One interesting feature on this pack, that I don’t ever recall seeing elsewhere, is the use of “stabilizer wings” that connect the bottom of the shoulder straps to the back bottom of the pack. These help pull the base of the pack onto the back of your hips and lumbar shelf so that pack your hips carry more of the pack weight. It’s quite a clever design and works great on the Stoke 29 and I’m frankly curious to see if it would work as well on a heavier and higher capacity pack (like a REI Stoke 40 or Stoke 45.)

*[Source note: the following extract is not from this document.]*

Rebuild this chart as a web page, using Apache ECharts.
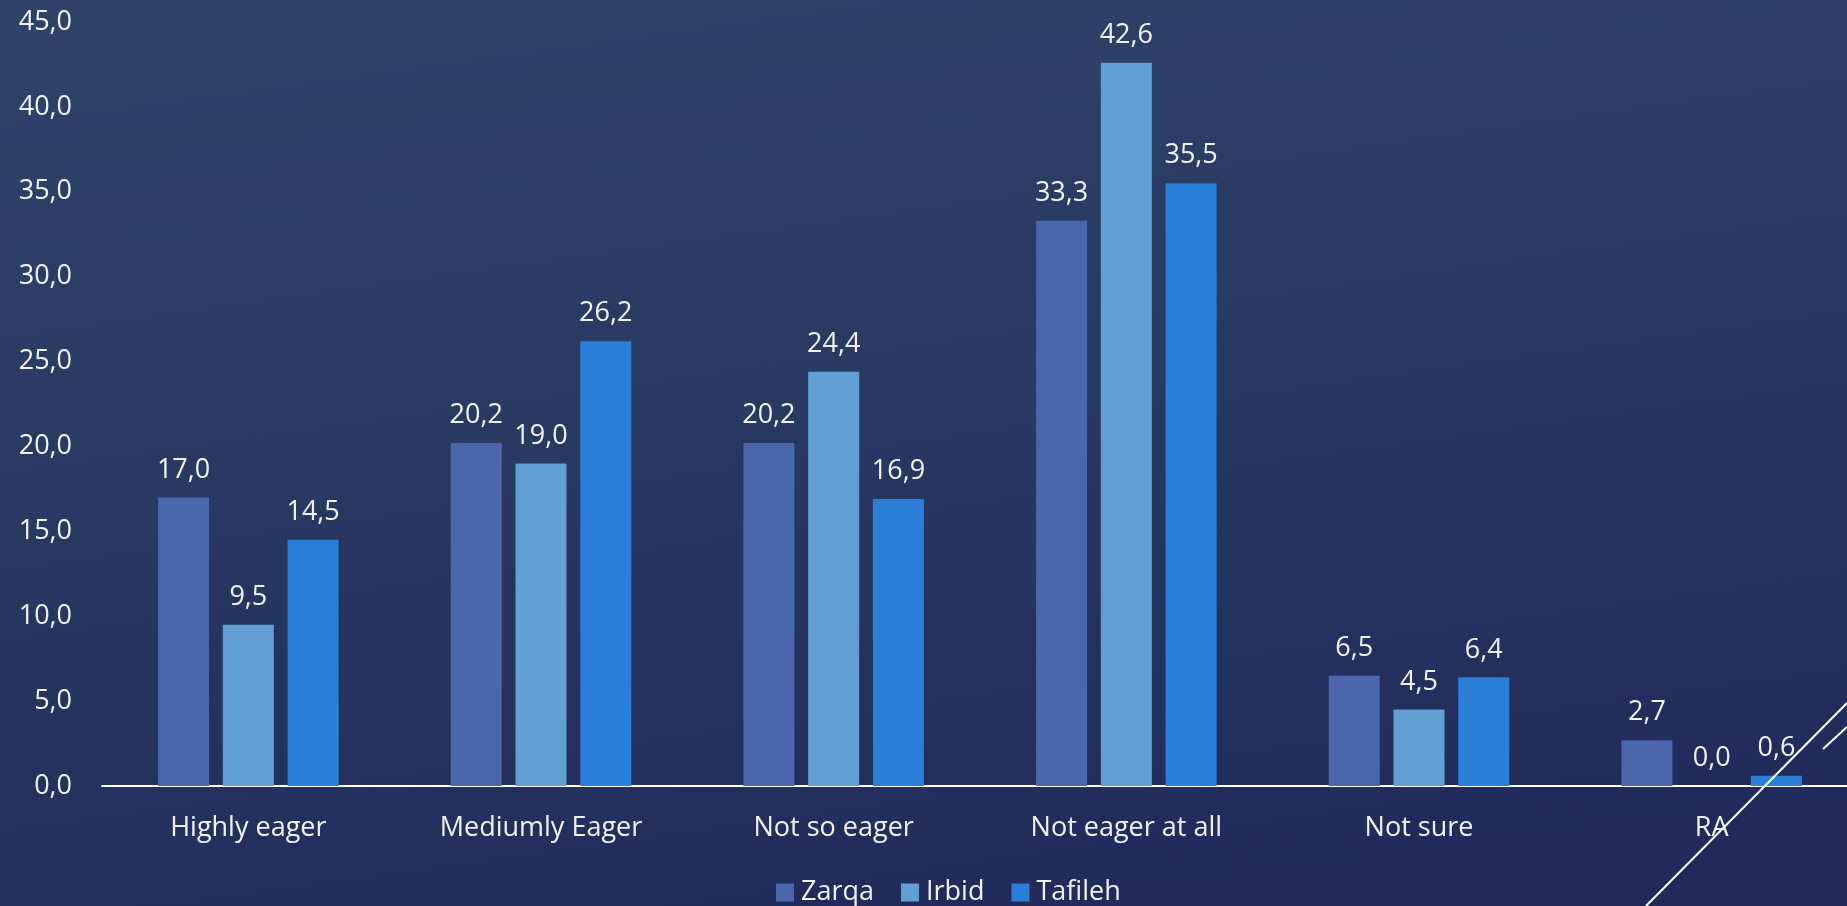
<!DOCTYPE html>
<html><head><meta charset="utf-8">
<style>html,body{margin:0;padding:0;width:1847px;height:906px;overflow:hidden;background:linear-gradient(172deg,#2f4369 0%,#283962 45%,#20285a 100%);}#c{width:1847px;height:906px;}</style>
<script src="https://cdn.jsdelivr.net/npm/echarts@6/dist/echarts.min.js"></script>
</head><body><div id="c"></div>
<script>
const categories = ['Highly eager','Mediumly Eager','Not so eager','Not eager at all','Not sure','RA'];
const zarqa = [17.0, 20.2, 20.2, 33.3, 6.5, 2.7];
const irbid = [9.5, 19.0, 24.4, 42.6, 4.5, 0.0];
const tafileh = [14.5, 26.2, 16.9, 35.5, 6.4, 0.6];
const yTicks = {min: 0, max: 45, interval: 5};

const FONT = '"Open Sans", "Noto Sans", sans-serif';
const TXT = '#f0f2f6';
const FS = 27;
const FW = 400;
const fmt = v => Number(v).toFixed(1).replace('.', ',');

function mk(name, data, color) {
  return {
    name, type: 'bar', data,
    barWidth: 51, barGap: '27%',
    itemStyle: {color},
    label: {show: true, position: 'top', distance: 14, color: TXT, fontFamily: FONT, fontSize: FS, fontWeight: FW,
      formatter: p => fmt(p.value)}
  };
}
const chart = echarts.init(document.getElementById('c'), null, {renderer: 'canvas'});
chart.setOption({
  backgroundColor: 'transparent',
  animation: false,
  grid: {left: 102, width: 1756, top: 22, bottom: 120, containLabel: false, outerBoundsMode: 'none'},
  legend: {
    bottom: -5, left: 771, itemWidth: 18, itemHeight: 18, itemGap: 27,
    icon: 'rect',
    textStyle: {color: TXT, fontFamily: FONT, fontSize: FS, fontWeight: FW, padding: [0, 0, 0, 2]}
  },
  xAxis: {
    type: 'category', data: categories,
    axisLine: {lineStyle: {color: '#ffffff', width: 2}},
    axisTick: {show: false},
    axisLabel: {color: TXT, fontFamily: FONT, fontSize: FS, fontWeight: FW, margin: 29}
  },
  yAxis: {
    type: 'value', min: yTicks.min, max: yTicks.max, interval: yTicks.interval,
    splitLine: {show: false}, axisLine: {show: false}, axisTick: {show: false},
    axisLabel: {color: TXT, fontFamily: FONT, fontSize: FS, fontWeight: FW, margin: 30, formatter: v => fmt(v)}
  },
  series: [
    mk('Zarqa', zarqa, '#4a66ad'),
    mk('Irbid', irbid, '#619fd4'),
    mk('Tafileh', tafileh, '#2a7fd9')
  ],
  graphic: [
    {type: 'line', z: 100, shape: {x1: 1646, y1: 906, x2: 1847, y2: 703}, style: {stroke: '#ffffff', lineWidth: 2}},
    {type: 'line', z: 100, shape: {x1: 1823, y1: 749, x2: 1847, y2: 727}, style: {stroke: '#ffffff', lineWidth: 2}}
  ]
});
</script></body></html>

Weightwise, REI recommends that the Stoke 29 be used for loads up to 10 pounds in weight which I think is a bit low for this pack, and I’d add another 5 pounds to that number. Truth is, I have to work hard to fill this pack to full capacity (seems larger than it is) and it’s been able to easily handle every day hiking load I’ve tried with it.
There are a few things on this pack that don’t work all that well: the side compression straps tend to pull the top of the pack away from your back if the main compartment isn’t full and the top lid pocket flops over the main compartment in an awkward manner. Neither of these diminish the functionality of the Stoke 29, but they detract from the aesthetics of the pack for me.

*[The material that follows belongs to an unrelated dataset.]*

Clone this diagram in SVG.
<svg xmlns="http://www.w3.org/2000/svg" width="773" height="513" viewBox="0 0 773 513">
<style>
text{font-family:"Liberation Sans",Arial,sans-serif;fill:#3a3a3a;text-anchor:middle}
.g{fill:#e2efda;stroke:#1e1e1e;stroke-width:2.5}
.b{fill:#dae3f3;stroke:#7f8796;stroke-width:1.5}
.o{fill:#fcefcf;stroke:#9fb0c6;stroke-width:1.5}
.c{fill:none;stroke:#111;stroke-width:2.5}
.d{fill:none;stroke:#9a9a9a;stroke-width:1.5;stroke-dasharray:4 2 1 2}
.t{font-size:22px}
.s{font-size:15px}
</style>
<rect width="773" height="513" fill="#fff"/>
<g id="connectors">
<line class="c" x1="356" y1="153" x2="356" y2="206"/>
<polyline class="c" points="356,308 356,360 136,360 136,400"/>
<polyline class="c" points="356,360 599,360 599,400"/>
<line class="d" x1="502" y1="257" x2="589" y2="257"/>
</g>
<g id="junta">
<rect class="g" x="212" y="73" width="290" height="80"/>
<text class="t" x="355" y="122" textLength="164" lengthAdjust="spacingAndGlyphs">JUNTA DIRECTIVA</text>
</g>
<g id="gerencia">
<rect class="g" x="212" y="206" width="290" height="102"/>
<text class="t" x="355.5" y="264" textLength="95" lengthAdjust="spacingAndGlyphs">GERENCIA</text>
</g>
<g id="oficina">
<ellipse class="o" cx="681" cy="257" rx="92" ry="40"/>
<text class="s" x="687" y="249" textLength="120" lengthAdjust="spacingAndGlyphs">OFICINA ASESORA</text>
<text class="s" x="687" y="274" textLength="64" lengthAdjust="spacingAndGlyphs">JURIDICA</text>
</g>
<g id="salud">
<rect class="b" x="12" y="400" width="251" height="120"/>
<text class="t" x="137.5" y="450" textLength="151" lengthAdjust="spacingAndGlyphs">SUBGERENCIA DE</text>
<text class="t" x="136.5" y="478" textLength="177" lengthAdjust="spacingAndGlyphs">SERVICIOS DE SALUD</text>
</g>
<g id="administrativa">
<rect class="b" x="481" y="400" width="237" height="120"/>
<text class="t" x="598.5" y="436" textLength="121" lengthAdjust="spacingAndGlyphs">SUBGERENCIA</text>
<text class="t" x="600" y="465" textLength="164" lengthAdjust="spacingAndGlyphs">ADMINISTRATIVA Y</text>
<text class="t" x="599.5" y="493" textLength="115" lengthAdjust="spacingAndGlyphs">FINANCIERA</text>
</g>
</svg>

Overall, I think the Stoke 29 is a very functional and comfortable day pack that that’s ideal for hikers who want to scale up to longer distance, day long trips. This backpack has plenty of capacity to carry the 10 essentials, extra water and food, and is nicely organized with internal and external storage options that make it very easy to use.
- External mesh pockets
- Great load to hip belt weight transfer; very comfortable
- Excellent size/volume
- Top pocket is a bit awkward; flops backwards over main compartment
- Hip belt pockets are too small for much of anything
- Very limited torso sizing; only 18-20″
- Best Use: Day Hiking
- Frame Type: Frameless
- Ultralight: Yes
- Gear Capacity: (M) – 29L/1769 cubic inches, (L) – 31L/1892 cubic inches
- Recommended Max Load – 10 pounds, from manufacturer (I think this is at least 5 pounds low)

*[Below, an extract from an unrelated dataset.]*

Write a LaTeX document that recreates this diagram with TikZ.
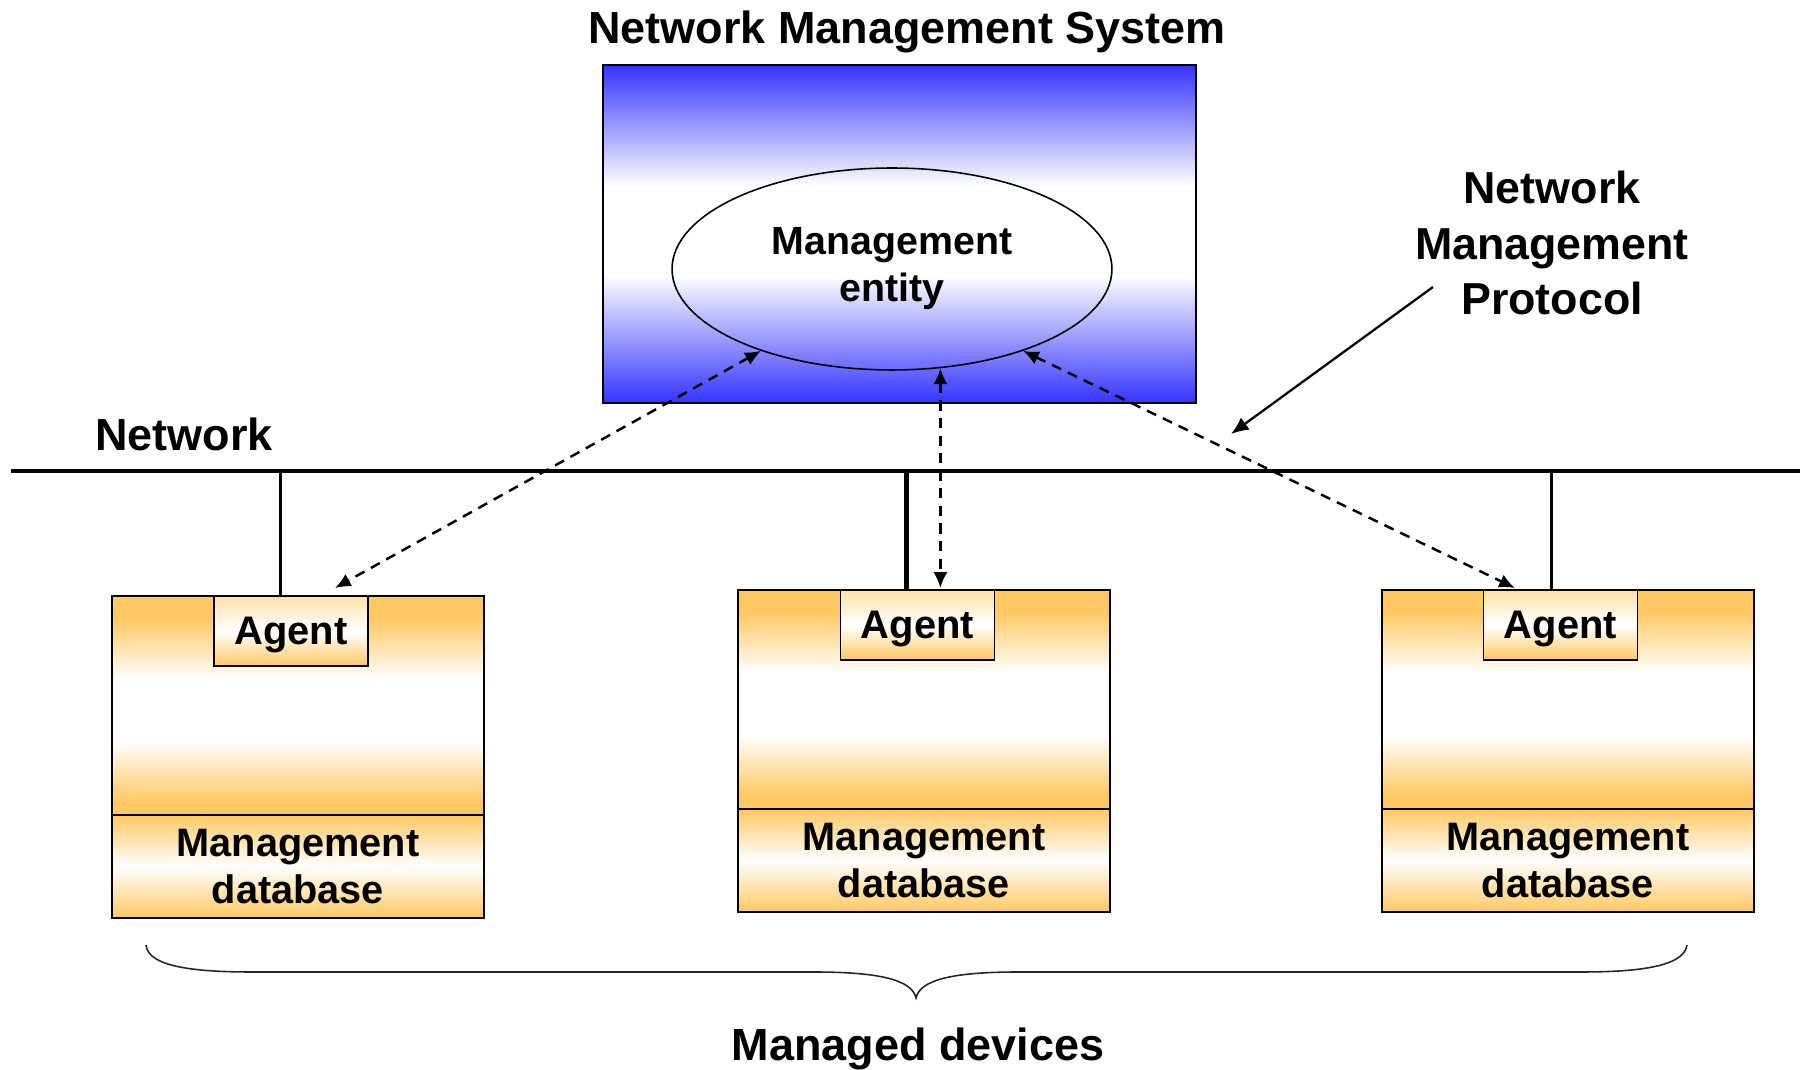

- Backpack Weight: (M) – 1 pound 8 ounces, (L) – 1 pound 8 ounces
- Torso Size: (M) 17-19 inches; (L) 18-20 inches
- Fits Waist/Hips: (M) 28-44 inches; (L) 30-46 inches
- Material: Ripstop Nylon
- Type: Top Loader
- Pockets: three exterior mesh, two hip belt pockets, top lid, interior hydration pocket + main compartment
- Air channels in back panel reduce perspiration; soft foam structure allows pack to conform to your back for a stable fit
- Load lifters and side compression straps
- Breathable mesh shoulder straps enhance air circulation
- Stabilizer wings connect the shoulder straps to the bottom of the pack to reduce unwanted bouncing
- Hipbelt cinches with a forward pulling motion for quick, precise adjustment
- Top-loading main compartment ; top lid features a small pocket for often-used gear
- Hydration sleeve in the main compartment holds a reservoir (sold separately) for hands-free drinking on the trail; hydration tube can be routed through either shoulder strap
- Front mesh pocket adjusts to help stabilize and compress the pack’s load
- Twin hipbelt zip pockets
- Quick Clip tool loops that hold an ice axe or trekking poles
Disclosure: SectionHiker.com (Philip Werner) owns this backpack and purchased it using his own funds.